The Jackets lapsed in Pitt’s final two possessions, however, giving up touchdown drives of 99 and 68 yards as the Panthers tried to rally in the final four minutes. The Panthers deserve credit, certainly. But it served a useful lesson about finishing well. The next time, Tech might be having to defend such a drive with the game on the line.

Win for kicking game

Credit new special teams coordinator Jason Semore with solving – at least for one week – what was Tech’s defining problem. The linebackers coach, appointed by Key to take on oversight of special teams, relied on one punt-protection scheme to keep punter David Shanahan safe for six punts.

Sacrificing speed for security, Semore stationed defensive end Josh Robinson, guard Joe Fusile and defensive tackle Jason Moore in front of Shanahan to turn back any would-be punt blockers. All 259 pounds or more, they are bigger and stouter than past conscripts for the punt-protection shield. In a week’s time, Key said that Semore coached up the unit to be able to execute the one scheme in a trustworthy manner, which on Saturday was enough. Despite the more heavy-footed lineup, Tech’s net punting average was 42.8 yards, an excellent rate.

It helped Tech win the field-position game, having an average starting position on its 37 compared with Pitt’s being on its 24, a significant advantage. Stewart, who became the first Tech kicker since Harrison Butker (in the 2016 TaxSlayer Bowl) to make four field goals in a game, said the special-teams unit was helped by Key including more special-periods teaching periods in the practice schedule than Collins had.

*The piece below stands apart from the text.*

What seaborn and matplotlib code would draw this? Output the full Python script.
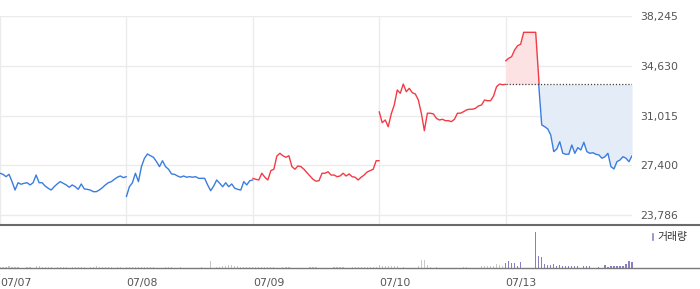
import numpy as np
import pandas as pd
import matplotlib
matplotlib.use('Agg')
import matplotlib.pyplot as plt
import seaborn as sns
from matplotlib.patches import Patch

sns.set_style('white')
plt.rcParams['font.family'] = ['DejaVu Sans']

# 일자 (하루 43개 포인트, 마지막 점 = 다음날 시작 위치)
days = ['07/07', '07/08', '07/09', '07/10', '07/13']
day_color = ['blue', 'blue', 'red', 'red', 'split']

day1 = [26820, 26740, 26570, 26740, 26210, 25600, 26130, 26020, 26090, 26130, 25970, 26130, 26690, 26130, 26130,
        25890, 25730, 25600, 25840, 26040, 26210, 26090, 25970, 25800, 25970, 25840, 25650, 26040, 25680, 25650,
        25600, 25480, 25480, 25600, 25770, 25970, 26130, 26210, 26380, 26530, 26620, 26500, 26570]
day2 = [25120, 25840, 26130, 26820, 26210, 27300, 27910, 28220, 28090, 27980, 27660, 27300, 27730, 27300, 27110,
        26770, 26740, 26620, 26530, 26620, 26530, 26570, 26530, 26570, 26450, 26450, 26450, 25970, 25550, 25890,
        26330, 26090, 25840, 26130, 25840, 26040, 25730, 25650, 25600, 26210, 25970, 26280, 26330]
day3 = [26450, 26380, 26330, 26820, 26530, 26330, 27010, 27110, 28070, 28270, 28090, 27980, 28090, 27300, 27110,
        27350, 27300, 27110, 26860, 26620, 26380, 26240, 26280, 26820, 26820, 26930, 26690, 26690, 26570, 26620,
        26820, 26620, 26770, 26570, 26530, 26330, 26530, 26690, 26910, 27010, 27110, 27730, 27730]
day4 = [31290, 30490, 30690, 30200, 31130, 31780, 32870, 32630, 33300, 32740, 32990, 32670, 32580, 32140, 31180,
        29910, 31180, 31180, 31130, 30810, 30690, 30740, 30640, 30640, 30570, 30740, 31180, 31180, 31290, 31420,
        31470, 31470, 31540, 31710, 31780, 32140, 32090, 32090, 32430, 33110, 33300, 33250, 33280]
day5 = [34980, 35170, 35290, 35780, 36090, 36190, 37060, 37060, 37060, 37060, 37060, 33720, 30330, 30200, 30040,
        29600, 28390, 28580, 29110, 28270, 28200, 28200, 28870, 28270, 28680, 28510, 29070, 28390, 28270, 28310,
        28200, 28150, 27910, 28020, 28270, 27300, 27130, 27660, 27780, 28020, 27910, 27660, 28090]
prices = [day1, day2, day3, day4, day5]
prev_close = 33280
price_ticks = [23786, 27400, 31015, 34630, 38245]

# 거래량 (하루 42개, 마지막 날은 43개)
vol1 = [1500, 1200, 1500, 1800, 1200, 1500, 1200, 0, 0, 1000, 1200, 0, 1800, 2500, 1500, 1200, 1500, 1200, 0, 1200,
        1000, 1500, 1200, 0, 1200, 1000, 1500, 1200, 1200, 0, 1000, 1500, 1800, 1200, 1500, 1200, 1200, 1000, 0, 1000,
        1000, 0]
vol2 = [1200, 1500, 1200, 1000, 1200, 1000, 1200, 1000, 1200, 1000, 0, 0, 0, 1000, 1200, 1000, 0, 0, 1000, 0,
        0, 0, 0, 0, 0, 1000, 0, 0, 7500, 0, 1000, 1500, 1800, 2500, 3000, 3000, 2500, 2000, 1500, 1200,
        1500, 1000]
vol3 = [1500, 1200, 1500, 1000, 1200, 1500, 1200, 1000, 0, 0, 1000, 1200, 1000, 0, 0, 0, 0, 0, 0, 1000,
        1200, 1000, 0, 0, 0, 0, 0, 1000, 1000, 1200, 1000, 0, 0, 1500, 1200, 1500, 1200, 1000, 1200, 1000,
        1200, 1000]
vol4 = [3300, 2500, 2300, 2300, 2300, 2000, 1700, 0, 1500, 0, 0, 0, 0, 2500, 8300, 8000, 3300, 1500, 0, 1500,
        0, 0, 0, 0, 0, 0, 0, 0, 1500, 1500, 0, 0, 0, 0, 1700, 2000, 1700, 2300, 2000, 4000,
        3300, 2000]
vol5 = [5000, 6700, 5000, 5000, 1700, 5700, 0, 0, 0, 0, 36000, 12300, 11000, 4000, 2700, 3000, 4300, 2000, 3500, 2500,
        1700, 1700, 1700, 1700, 1700, 0, 1700, 1700, 1700, 0, 0, 1500, 0, 2700, 1500, 2000, 2300, 2000, 2300, 2500,
        4000, 6700, 5700]

RED = '#f33b45'
BLUE = '#3a7ddf'
RED_FILL = '#fde2e4'
BLUE_FILL = '#e4ecf8'
GRID = '#ebebeb'
TXT = '#555555'
VOL_PAST = '#c8c8c8'
VOL_TODAY = '#8d7cc4'

fig = plt.figure(figsize=(7, 2.89), dpi=100)
ax = fig.add_axes([0, 1 - 225 / 289, 632 / 700, 209.5 / 289])
axv = fig.add_axes([0, 21 / 289, 1, 43 / 289])

# 가격 라인
day_starts = [42 * d for d in range(len(days))]
for d, p in enumerate(prices):
    x = day_starts[d] + np.arange(len(p))
    p = np.array(p)
    if day_color[d] != 'split':
        sns.lineplot(x=x, y=p, color=RED if day_color[d] == 'red' else BLUE, lw=1.0, ax=ax, estimator=None)
        continue
    i = int(np.argmax(p < prev_close))
    t = (p[i - 1] - prev_close) / (p[i - 1] - p[i])
    xc = x[i - 1] + t
    ax.fill_between(x, p, prev_close, where=p >= prev_close, interpolate=True, color=RED_FILL, lw=0)
    ax.fill_between(x, p, prev_close, where=p <= prev_close, interpolate=True, color=BLUE_FILL, lw=0)
    sns.lineplot(x=np.append(x[:i], xc), y=np.append(p[:i], prev_close), color=RED, lw=1.0, ax=ax, estimator=None)
    sns.lineplot(x=np.insert(x[i:], 0, xc), y=np.insert(p[i:], 0, prev_close), color=BLUE, lw=1.0, ax=ax,
                 estimator=None)
    ax.hlines(prev_close, x[0], x[-1], colors='#444444', linestyles=(0, (1, 1.5)), lw=0.9, zorder=3)

n_total = 42 * len(days)
ax.set_xlim(0, n_total)
ax.set_ylim(23059, 38281)
ax.set_yticks(price_ticks)
ax.set_yticklabels([f'{v:,}' for v in price_ticks])
ax.set_xticks(day_starts)
ax.grid(True, color=GRID, lw=1)
ax.set_axisbelow(True)
ax.yaxis.tick_right()
ax.tick_params(axis='y', length=0, pad=6, labelsize=7.8, labelcolor=TXT)
ax.tick_params(axis='x', length=0, labelbottom=False)
for s in ax.spines.values():
    s.set_visible(False)

# 거래량 - 한 칸에 막대 하나 (discrete histplot에 weights)
vols = vol1 + vol2 + vol3 + vol4 + vol5
grp = ['past'] * (42 * 4) + ['today'] * len(vol5)
vdf = pd.DataFrame({'idx': np.arange(len(vols)), 'vol': vols, 'grp': grp})
sns.histplot(data=vdf, x='idx', weights='vol', hue='grp', palette={'past': VOL_PAST, 'today': VOL_TODAY},
             discrete=True, shrink=0.4, multiple='layer', alpha=1, linewidth=0, legend=False, ax=axv)
axv.set_xlim(0, n_total * 700 / 632)
axv.set_ylim(0, 43000)
axv.set_yticks([])
axv.set_xlabel('')
axv.set_ylabel('')
axv.set_xticks(day_starts)
axv.set_xticklabels(days)
for lbl in axv.get_xticklabels():
    lbl.set_ha('left')
axv.tick_params(axis='x', length=3, width=1, color='#666666', pad=4, labelsize=7.8, labelcolor=TXT)
axv.spines['left'].set_visible(False)
axv.spines['right'].set_visible(False)
axv.spines['top'].set_color('#6a6a6a')
axv.spines['top'].set_linewidth(1.5)
axv.spines['bottom'].set_color('#7a7a7a')
axv.spines['bottom'].set_linewidth(1)

fig.legend(handles=[Patch(facecolor=VOL_TODAY)], labels=['거래량'], loc='center left',
           bbox_to_anchor=(651 / 700, 1 - 237 / 289), frameon=False, handlelength=0.3, handleheight=1.0,
           handletextpad=0.3, borderpad=0, borderaxespad=0, labelcolor='#333333',
           prop={'family': ['Noto Sans CJK KR', 'DejaVu Sans'], 'size': 7.8})

fig.savefig('out.png', dpi=100)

A team in need of a lift wherever it can be found, Tech won the special-teams phase of the game, which was not often the case with Collins.

Going forward

What does this game mean for Tech, now 2-3, and its remaining seven games? First, some tempering considerations for the overheated Jackets fan. In Collins’ ill-fated tenure, at least two games (the season-opening win at Florida State in 2020 and the win over North Carolina at Mercedes-Benz Stadium in 2021) were seen at the time as potentially pivotal in the Jackets’ course, but neither proved to be such. Upsets happen regularly in college football, but they don’t always signal a change (though sometimes they do).

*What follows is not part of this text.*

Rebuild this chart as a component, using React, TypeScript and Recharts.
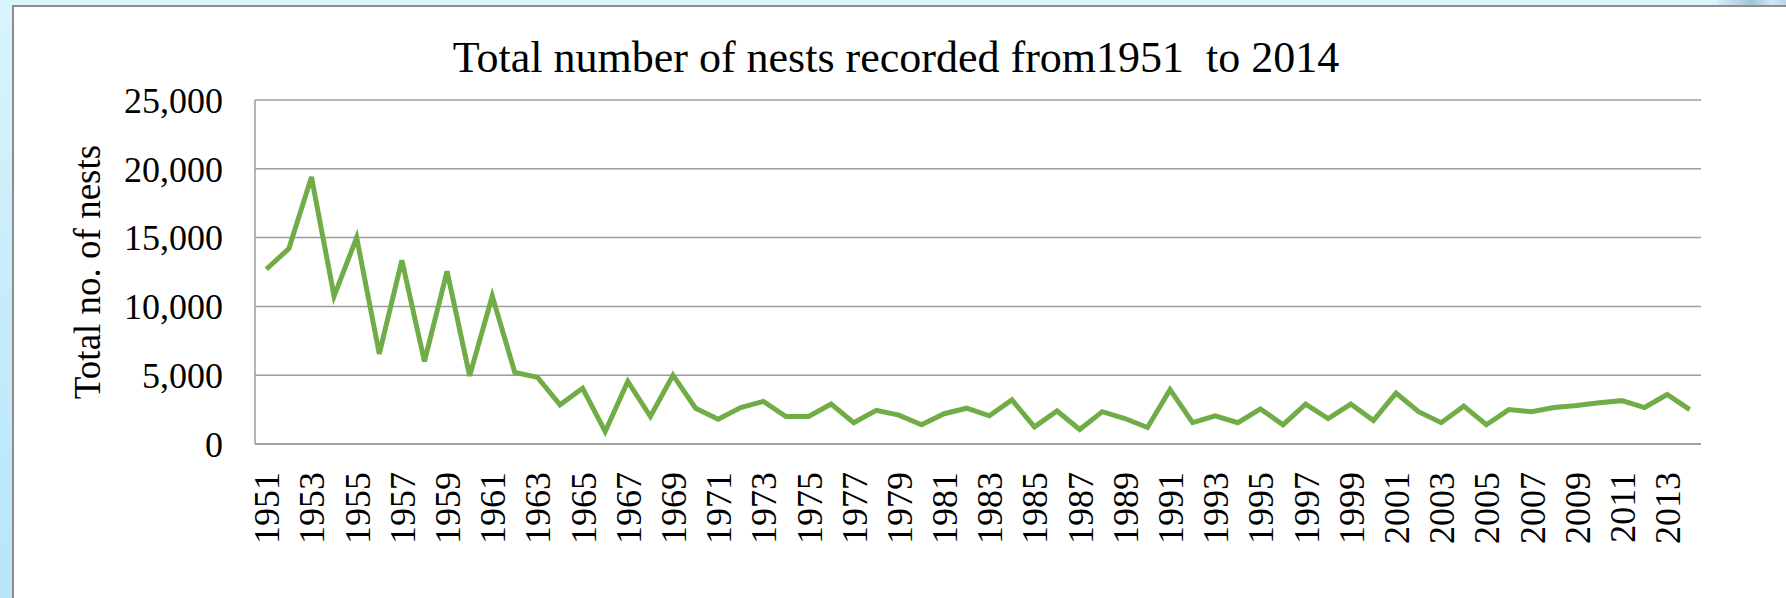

Second, breaks went Tech’s way, namely the interceptions that Tech narrowly averted.

Third, 26 points may not win the Jackets many games, and the Jackets can’t be counted on to limit opponents to 21 points. Coverage busts and shortcomings on the offensive line are two areas to continue to address.

“We’ve got to enjoy this on the way home (Saturday night), but we’ve got a lot of work to do,” Key said.

On the other hand, before Saturday, Pitt was considered the second most difficult opponent on the remaining schedule after No. 1 Georgia. The final seven opponents are, in order, Duke, Virginia, at Florida State, at Virginia Tech, Miami, at North Carolina and at UGA.

Could Tech find four wins among those seven games and qualify for a bowl game? It still seems unlikely but much less so than it did before Saturday evening.